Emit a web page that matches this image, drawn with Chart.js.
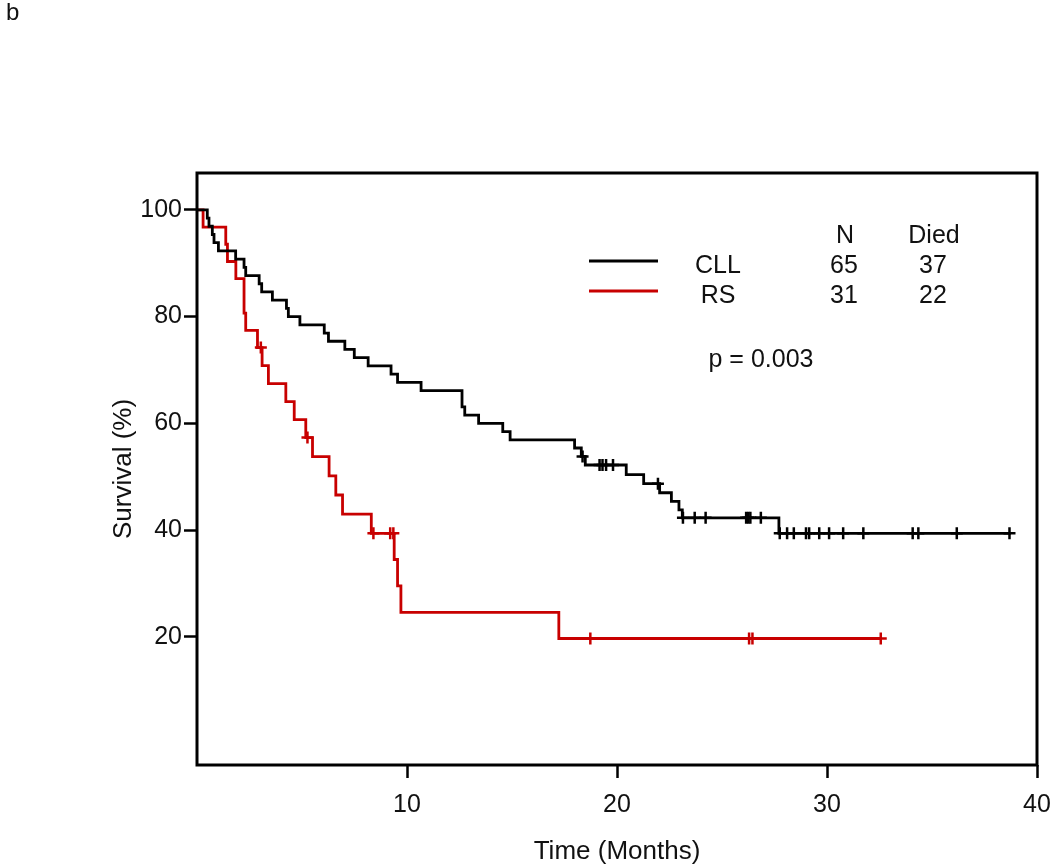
<!DOCTYPE html>
<html>
<head>
<meta charset="utf-8">
<script src="https://cdn.jsdelivr.net/npm/chart.js@4.4.1/dist/chart.umd.min.js"></script>
<style>
  html, body { margin: 0; padding: 0; background: #fff; }
  #wrap { width: 1050px; height: 865px; position: relative; }
</style>
</head>
<body>
<div id="wrap"><canvas id="km" width="1050" height="865"></canvas></div>
<script>
// Kaplan-Meier steps (time in months, survival in %)
const cllTimes = [0, 0.49, 0.57, 0.73, 0.81, 1.02, 1.84, 2.24, 2.32, 2.96, 3.08, 3.59, 4.26, 4.35, 4.90, 6.06, 6.26, 7.04, 7.49, 8.15, 9.24, 9.55, 10.67, 12.62, 12.75, 13.41, 14.56, 14.91, 17.98, 18.30, 18.49, 20.44, 21.27, 22.03, 22.59, 22.95, 23.11, 27.71, 38.75];
const cllSurv = [100, 98.46, 96.92, 95.38, 93.85, 92.31, 90.77, 89.23, 87.69, 86.15, 84.62, 83.08, 81.54, 80.0, 78.46, 76.92, 75.38, 73.85, 72.31, 70.77, 69.23, 67.69, 66.15, 63.08, 61.54, 60.0, 58.46, 56.92, 55.38, 53.8, 52.2, 50.4, 48.7, 47.0, 45.4, 43.8, 42.3, 39.4, 39.4];
// censored patients (+ marks)
const cllCensorTimes = [18.36, 19.17, 19.31, 19.48, 19.81, 21.95, 23.14, 23.70, 24.22, 26.15, 26.25, 26.35, 26.85, 27.75, 28.10, 28.42, 29.00, 29.15, 29.63, 30.10, 30.77, 31.73, 34.08, 34.35, 36.18, 38.69];
const cllCensorSurv = [53.8, 52.2, 52.2, 52.2, 52.2, 48.7, 42.3, 42.3, 42.3, 42.3, 42.3, 42.3, 42.3, 39.4, 39.4, 39.4, 39.4, 39.4, 39.4, 39.4, 39.4, 39.4, 39.4, 39.4, 39.4, 39.4];

const rsTimes = [0, 0.29, 1.37, 1.45, 1.85, 2.24, 2.32, 2.88, 3.10, 3.40, 4.23, 4.63, 5.18, 5.50, 6.29, 6.61, 6.93, 8.30, 9.39, 9.55, 9.71, 17.23, 32.56];
const rsSurv = [100, 96.77, 93.55, 90.32, 87.1, 80.65, 77.42, 74.19, 70.82, 67.45, 64.08, 60.71, 57.33, 53.75, 50.17, 46.58, 43.0, 39.4, 34.5, 29.55, 24.6, 19.7, 19.7];
const rsCensorTimes = [3.04, 5.26, 8.40, 9.20, 9.35, 18.73, 26.29, 26.45, 32.56];
const rsCensorSurv = [74.19, 57.33, 39.4, 39.4, 39.4, 19.7, 19.7, 19.7, 19.7];

const xTicks = [10, 20, 30, 40];
const yTicks = [20, 40, 60, 80, 100];

// legend table
const groups = ['CLL', 'RS'];
const groupN = [65, 31];
const groupDied = [37, 22];
const pValue = 'p = 0.003';

const BLACK = '#000000';
const RED = '#c80000';
const FONT = "'Liberation Sans', Arial, sans-serif";

function toPoints(xs, ys) {
    return xs.map((x, i) => ({ x: x, y: ys[i] }));
}

// box round the plot, legend, p value, panel letter
const extras = {
    id: 'extras',
    afterDraw(chart) {
        const ctx = chart.ctx;
        const a = chart.chartArea;
        ctx.save();
        ctx.strokeStyle = '#000';
        ctx.lineWidth = 3;
        ctx.strokeRect(a.left, a.top, a.right - a.left, a.bottom - a.top);

        ctx.fillStyle = '#111';
        ctx.font = '24px ' + FONT;
        ctx.textAlign = 'left';
        ctx.textBaseline = 'alphabetic';
        ctx.fillText('b', 6, 20);

        ctx.font = '25px ' + FONT;
        ctx.textAlign = 'center';
        ctx.fillText('N', 845, 243);
        ctx.fillText('Died', 934, 243);

        const colors = [BLACK, RED];
        const rowY = [273, 303];
        for (let i = 0; i < groups.length; i++) {
            ctx.strokeStyle = colors[i];
            ctx.lineWidth = 3;
            ctx.beginPath();
            ctx.moveTo(589, rowY[i] - 12);
            ctx.lineTo(658, rowY[i] - 12);
            ctx.stroke();
            ctx.fillStyle = '#111';
            ctx.fillText(groups[i], 718, rowY[i]);
            ctx.fillText(String(groupN[i]), 844, rowY[i]);
            ctx.fillText(String(groupDied[i]), 933, rowY[i]);
        }
        ctx.fillText(pValue, 761, 367);
        ctx.restore();
    }
};

function createChart(name) {
    const cntx = document.getElementById(name).getContext('2d');

    return new Chart(cntx, {
        type: 'line',
        data: {
            datasets: [{
                label: 'CLL',
                data: toPoints(cllTimes, cllSurv),
                borderColor: BLACK,
                borderWidth: 2.8,
                stepped: 'before',
                pointRadius: 0,
                fill: false
            }, {
                label: 'RS',
                data: toPoints(rsTimes, rsSurv),
                borderColor: RED,
                borderWidth: 2.8,
                stepped: 'before',
                pointRadius: 0,
                fill: false
            }, {
                label: 'CLL censored',
                data: toPoints(cllCensorTimes, cllCensorSurv),
                showLine: false,
                pointStyle: 'cross',
                pointRadius: 6,
                pointBorderWidth: 2.5,
                borderColor: BLACK
            }, {
                label: 'RS censored',
                data: toPoints(rsCensorTimes, rsCensorSurv),
                showLine: false,
                pointStyle: 'cross',
                pointRadius: 6,
                pointBorderWidth: 2.5,
                borderColor: RED
            }]
        },
        options: {
            responsive: false,
            animation: false,
            events: [],
            layout: { padding: { left: 0, right: 13, top: 173, bottom: 0 } },
            plugins: {
                legend: { display: false },
                tooltip: { enabled: false }
            },
            scales: {
                x: {
                    type: 'linear',
                    min: 0,
                    max: 40,
                    afterBuildTicks: axis => { axis.ticks = xTicks.map(v => ({ value: v })); },
                    afterFit: axis => {
                        axis.height = 100;
                        axis.paddingLeft = 0;
                        axis.paddingRight = 0;
                    },
                    border: { display: false },
                    grid: {
                        drawOnChartArea: false,
                        drawTicks: true,
                        tickLength: 13,
                        tickWidth: 2.5,
                        tickColor: '#000'
                    },
                    ticks: {
                        autoSkip: false,
                        maxRotation: 0,
                        padding: 12,
                        color: '#111',
                        font: { family: FONT, size: 25 }
                    },
                    title: {
                        display: true,
                        text: 'Time (Months)',
                        color: '#111',
                        font: { family: FONT, size: 26, lineHeight: 1 },
                        padding: { top: 0, bottom: 0 }
                    }
                },
                y: {
                    type: 'linear',
                    min: -4,
                    max: 106.9,
                    afterBuildTicks: axis => { axis.ticks = yTicks.map(v => ({ value: v })); },
                    afterFit: axis => {
                        axis.width = 197;
                        axis.paddingTop = 0;
                        axis.paddingBottom = 0;
                    },
                    border: { display: false },
                    grid: {
                        drawOnChartArea: false,
                        drawTicks: true,
                        tickLength: 13,
                        tickWidth: 2.5,
                        tickColor: '#000'
                    },
                    ticks: {
                        autoSkip: false,
                        padding: 2,
                        color: '#111',
                        font: { family: FONT, size: 25 }
                    },
                    title: {
                        display: true,
                        text: 'Survival (%)',
                        color: '#111',
                        font: { family: FONT, size: 26, lineHeight: 1 },
                        padding: { top: 111, bottom: 0 }
                    }
                }
            }
        },
        plugins: [extras]
    });
}

createChart('km');
</script>
</body>
</html>
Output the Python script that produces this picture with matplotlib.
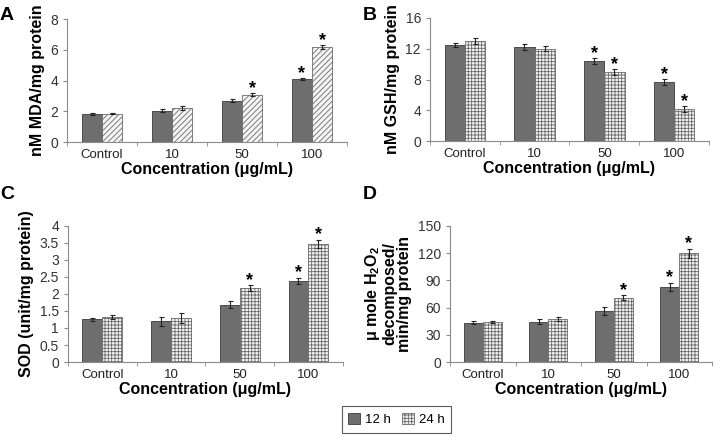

+ + +

The word "that" may appear on some lines of these records; state how many such lines there are, and nothing else.

2